Fez, no dia 6 de Setembro, duas décadas sobre o desaparecimento do pintor Manuel Paulino Ramos, o último dos artistas boémios da cidade. Prazenteiro e folgazão, sempre atarefado no seu passo miúdo e saltitante, optimista perante tudo e todos, de piada fácil e espontânea, palavroso e bem falante, quem não se recorda do mestre Paulino, de chapéu mole e nariz à Cyrano de Bergerac, atravessando as ruas do burgo em direcção ao seu local de trabalho ou, em alternativa, encaminhando-se para o “Fialho”, que o estômago de um bon vivant também tem razões que a razão desconhece, como diria Pascal em relação ao coração? Esta é por certo a imagem mais intensa que permanece na memória de quem o conheceu ou de quem, com ele, alguma vez se cruzou nas andanças do quotidiano da cidade que ele tanto amou. E no entanto Paulino Ramos não era natural de Évora, nem sequer da região, o que muito o desagradava. Se o queriam ver destemperado, era alguém falar-lhe no assunto, a ele, que a fala arrastada denunciava como um puro alentejão. A verdade, porém, é que vira a luz do dia a 26 de Julho de 1923 na transmontana cidade de Vila Real. Seu pai, eborense de gema e sargento músico de profissão, ali fora parar na sequência de uma das muitas convulsões político-militares em que a I República foi fértil. Nas Terras Frias do Nordeste conheceu uma senhora, órfã, mas de alguns haveres e cabedais, com quem veio a consorciar-se. Mas os mesmos ventos políticos que o levaram para Vila Real acabaram por determinar o regresso a Évora. Foi apenas com dez dias de existência que o pequeno
Manuel bebeu o ar da planície e não mais daqui arredou. Na escola primária aconteceu o episódio que o havia de levar a uma fecunda carreira de pintor autodidacta. O Ministério da Instrução havia decidido promover um concurso a nível nacional para seleccionar trabalhos destinados a representar Portugal num certame internacional, a realizar em Bruxelas, para estudantes daquele grau de ensino. Um quadro seu foi seleccionado para a exposição final e mereceu uma menção honrosa, o que lhe serviu de estímulo para o futuro. Acabado o curso primário, Paulino ingressou na Escola Comercial e Industrial de Évora. Concluídos os primeiros dois anos, passou à condição de trabalhador-estudante, tendo arranjado emprego na firma João Lopes Branco, onde se manteve durante largos anos. O adolescente medrou e tornou-se homem feito, mantendo o firme propósito de ser artista plástico. Comprou tintas, pincéis e cavaletes e instalou-se nas ruas e praças de Évora para melhor as sentir e enquadrar em traço próprio. Segundo a filha, Ivone, a técnica foi-a aprendendo com muitos artistas, nomeadamente aguarelistas franceses que por esse tempo invadiam a cidade.

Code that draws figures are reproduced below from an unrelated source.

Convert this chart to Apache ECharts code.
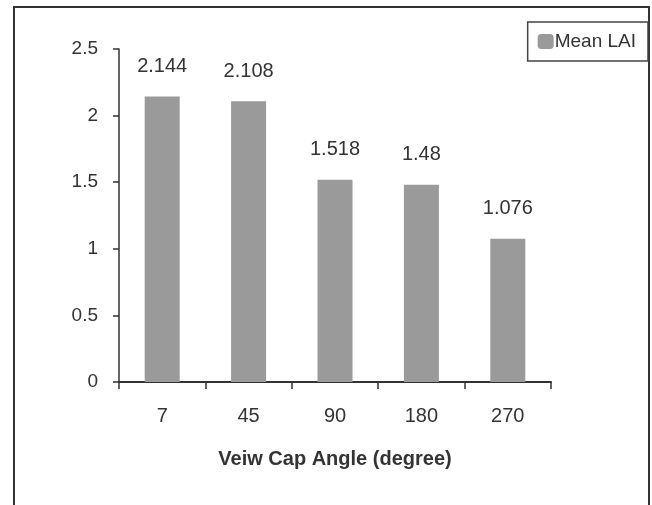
<!DOCTYPE html>
<html>
<head>
<meta charset="utf-8">
<script src="https://cdn.jsdelivr.net/npm/echarts@6/dist/echarts.min.js"></script>
<style>html,body{margin:0;padding:0;background:#fff}#c{width:652px;height:505px}</style>
</head>
<body>
<div id="c"></div>
<script>
var categories = ['7', '45', '90', '180', '270'];
var meanLAI = [2.144, 2.108, 1.518, 1.48, 1.076];
var yTicks = [0, 0.5, 1, 1.5, 2, 2.5];
var seriesName = 'Mean LAI';
var xAxisName = 'Veiw Cap Angle (degree)';

var FONT = "'Liberation Sans', Arial, sans-serif";
var chart = echarts.init(document.getElementById('c'));
chart.setOption({
  animation: false,
  backgroundColor: '#fff',
  graphic: [{
    type: 'rect', shape: {x: 14, y: 7, width: 635, height: 520},
    style: {fill: 'none', stroke: '#333', lineWidth: 2}, silent: true
  }],
  legend: {
    data: [seriesName], right: 4, top: 22,
    orient: 'vertical',
    borderColor: '#444', borderWidth: 1.5, padding: [10, 12, 10, 10],
    itemWidth: 16, itemHeight: 15, itemGap: 2,
    textStyle: {fontFamily: FONT, fontSize: 19, color: '#333', padding: [0,0,0,-4]}
  },
  grid: {left: 119, right: 101, top: 49, bottom: 123, containLabel: false},
  xAxis: {
    type: 'category', data: categories,
    name: xAxisName, nameLocation: 'middle', nameGap: 67,
    nameTextStyle: {fontFamily: FONT, fontSize: 20, fontWeight: 'bold', color: '#333'},
    axisLine: {lineStyle: {color: '#333', width: 2}},
    axisTick: {show: true, length: 7, lineStyle: {color: '#333', width: 1.5}, alignWithLabel: false},
    axisLabel: {fontFamily: FONT, fontSize: 20, color: '#333', margin: 24}
  },
  yAxis: {
    type: 'value', min: yTicks[0], max: yTicks[yTicks.length - 1], interval: 0.5,
    splitLine: {show: false},
    axisLine: {show: true, lineStyle: {color: '#333', width: 1.5}},
    axisTick: {show: true, length: 6, lineStyle: {color: '#333', width: 1.5}},
    axisLabel: {fontFamily: FONT, fontSize: 19, color: '#333', margin: 21}
  },
  series: [{
    name: seriesName, type: 'bar', data: meanLAI, barWidth: 35,
    itemStyle: {color: '#9a9a9a'},
    label: {show: true, position: 'top', distance: 20, fontFamily: FONT, fontSize: 20, color: '#333'}
  }]
});
</script>
</body>
</html>
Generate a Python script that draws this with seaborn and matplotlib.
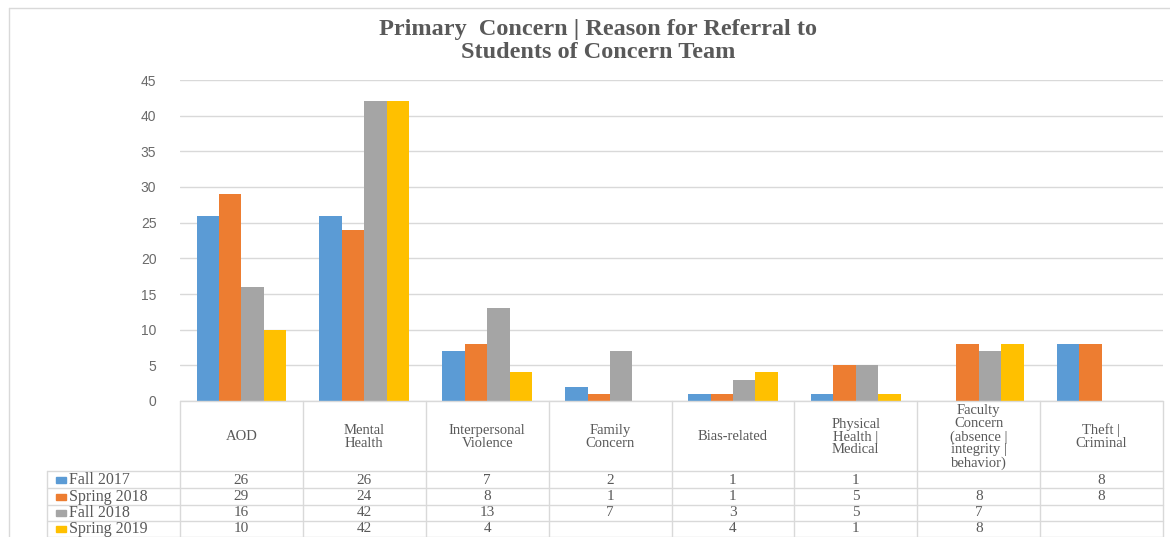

A partir daí trabalhou imenso e produziu com afinco, num constante aprimoramento da técnica da pintura em “folha de ouro”, através da qual retratou, no seu estilo peculiar, a monumentalidade de Évora. Mas outras formas de expressão pictórica e artística, expressas em materiais bem diferentes, como os relevos em estanho, ou sobre cobre, não lhe foram alheias, ainda na exploração da temática eborense. Noutro campo ganharam realce os seus conhecidos “Pássaros de Poeta”, que estiveram em exposição permanente durante cinco anos consecutivos nas Casas de Portugal espalhadas por diversos países da Europa e da América. O seu trabalho em artes gráficas levou-o entretanto a mudar de emprego, ingressando no Fomento Eborense, Lda., na fase áurea desta empresa no sector da publicidade. Criou o logotipo das célebres pastilhas elásticas “Pirata” e foi o coordenador da revista infantil do mesmo nome. Mas não ficou por aqui e esbanjou a sua versatilidade criativa na execução de painéis de azulejo, vitrais e na construção de cenários.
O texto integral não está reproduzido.